For too long, bowlers have held sway in terms of trajectory alteration in the sport. Not just deflections either. They swing the ball and move it off the seam. They rip leg breaks around batsmen’s legs and finger-spin it in between bat and pad. Just about everything bowlers do is about adjusting the initial path of the ball.
Surely, it’s time for batsmen to get in on the act. If Steve Smith wants to take his batting to the next level then he should definitely start experimenting with pinballing his shots. And the Ngidi dismissal has provided the key.
Because while Smith can’t control where the fielders stand, he can ask his non-striker to adjust his position. He also knows where the square leg umpire will be standing. (Hint: it’s right there in his name.)

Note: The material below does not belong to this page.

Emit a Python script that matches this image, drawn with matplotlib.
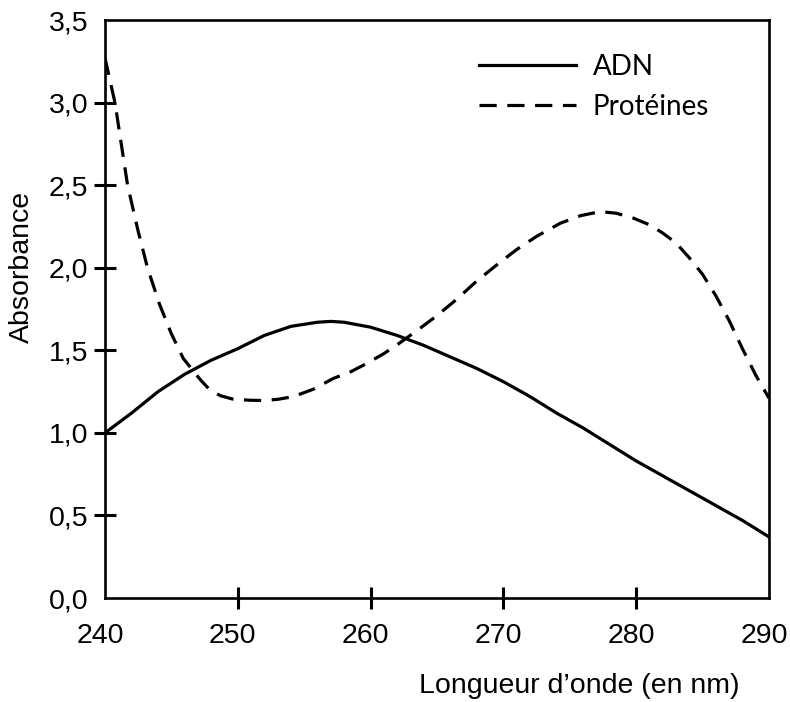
import numpy as np
import matplotlib
matplotlib.use("Agg")
import matplotlib.pyplot as plt
import matplotlib.transforms as mtransforms

#   Data
wl_adn = [240, 242, 244, 246, 248, 250, 252, 254, 256, 257, 258, 260, 262, 264,
          266, 268, 270, 272, 274, 276, 278, 280, 282, 284, 286, 288, 290]
abs_adn = [1.00, 1.12, 1.25, 1.355, 1.44, 1.51, 1.59, 1.645, 1.67, 1.675, 1.67, 1.64,
           1.59, 1.53, 1.46, 1.39, 1.31, 1.22, 1.12, 1.03, 0.93, 0.83, 0.74, 0.65,
           0.56, 0.47, 0.37]

wl_prot = [240, 240.75, 241.7, 242.5, 243.2, 244.1, 245, 245.9, 246.6, 247.2, 247.9,
           248.7, 249.6, 250.8, 251.9, 253, 254.2, 255.7, 257.2, 258.5, 259.7, 261,
           262.2, 263.5, 265, 266.5, 268, 269.7, 271, 272.5, 274.3, 275.8, 277.3,
           278.5, 279.8, 281, 282, 283, 284, 285, 286, 287, 288, 289, 290]
abs_prot = [3.27, 3.0, 2.5, 2.22, 2.0, 1.78, 1.6, 1.45, 1.38, 1.32, 1.26,
            1.225, 1.205, 1.198, 1.196, 1.203, 1.22, 1.265, 1.33, 1.37, 1.42, 1.48,
            1.545, 1.62, 1.71, 1.81, 1.92, 2.03, 2.11, 2.19, 2.27, 2.315, 2.34,
            2.33, 2.30, 2.26, 2.21, 2.15, 2.06, 1.96, 1.83, 1.68, 1.51, 1.35, 1.21]

xticks = [240, 250, 260, 270, 280, 290]
xticklabels = ["240", "250", "260", "270", "280", "290"]
yticks = [0.0, 0.5, 1.0, 1.5, 2.0, 2.5, 3.0, 3.5]
yticklabels = ["0,0", "0,5", "1,0", "1,5", "2,0", "2,5", "3,0", "3,5"]

plt.rcParams['font.family'] = ['Liberation Sans', 'DejaVu Sans']

fig = plt.figure(figsize=(7.9, 7.02), dpi=100)
ax = fig.add_axes([0.1329, 0.1481, 0.8405, 0.8234])

ax.plot(wl_adn, abs_adn, color='black', lw=2.3, label='ADN')
ax.plot(wl_prot, abs_prot, color='black', lw=2.3, dashes=(5.4, 3.3), label='Protéines')

ax.set_xlim(240, 290)
ax.set_ylim(0, 3.5)

for s in ax.spines.values():
    s.set_linewidth(1.9)

ax.set_xticks(xticks)
ax.set_xticklabels(xticklabels)
ax.set_yticks(yticks)
ax.set_yticklabels(yticklabels)
ax.tick_params(axis='both', direction='inout', length=16, width=2.2, labelsize=20.5)
ax.tick_params(axis='x', pad=10)
ax.tick_params(axis='y', pad=4)

#   No tick marks at the ends of the axes, only labels
for t in [ax.xaxis.get_major_ticks()[0], ax.xaxis.get_major_ticks()[-1],
          ax.yaxis.get_major_ticks()[0], ax.yaxis.get_major_ticks()[-1]]:
    t.tick1line.set_visible(False)

#   x labels sit a little left of their ticks in the reference
shift = mtransforms.ScaledTranslation(-5 / 100, 0, fig.dpi_scale_trans)
for lab in ax.get_xticklabels():
    lab.set_transform(lab.get_transform() + shift)

ax.set_xlabel("Longueur d\u2019onde (en nm)", fontsize=20.5)
ax.xaxis.set_label_coords(0.715, -0.152)
ax.xaxis.label.set_va('center')
ax.set_ylabel("Absorbance", fontsize=20.5)
ax.yaxis.set_label_coords(-0.125, 0.573)
ax.yaxis.label.set_va('center')

ax.legend(loc='upper left', bbox_to_anchor=(0.525, 0.985), frameon=False,
          handlelength=3.5, handletextpad=0.6, labelspacing=0.5,
          prop={'family': ['Lato', 'DejaVu Sans'], 'size': 20})

fig.savefig("out.png", dpi=100)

Bradman was apparently an excellent snooker player, allegedly capable of making a break of 100. (Or more likely knowing that old fool, 99.94.) But The Don never once brought that prowess into cricket. Here’s a chance for Smith to upstage the only man currently ahead of him in statistically-sound Test batting averages.
Don’t tell me you wouldn’t want to see a run chase where Smith started deliberately rebounding the ball off non-strikers and umpires into the helmet behind the wicket-keeper for five runs every ball.
That’s the gift that Lungi Ngidi has given us with his wicket. The prospect of Smith mixing his Jedi leaves with Captain America shield-hurling-style rebound plays in a fully Disney-endorsed innings. And that’s surely reason enough for it to be October 2019’s ball of the century.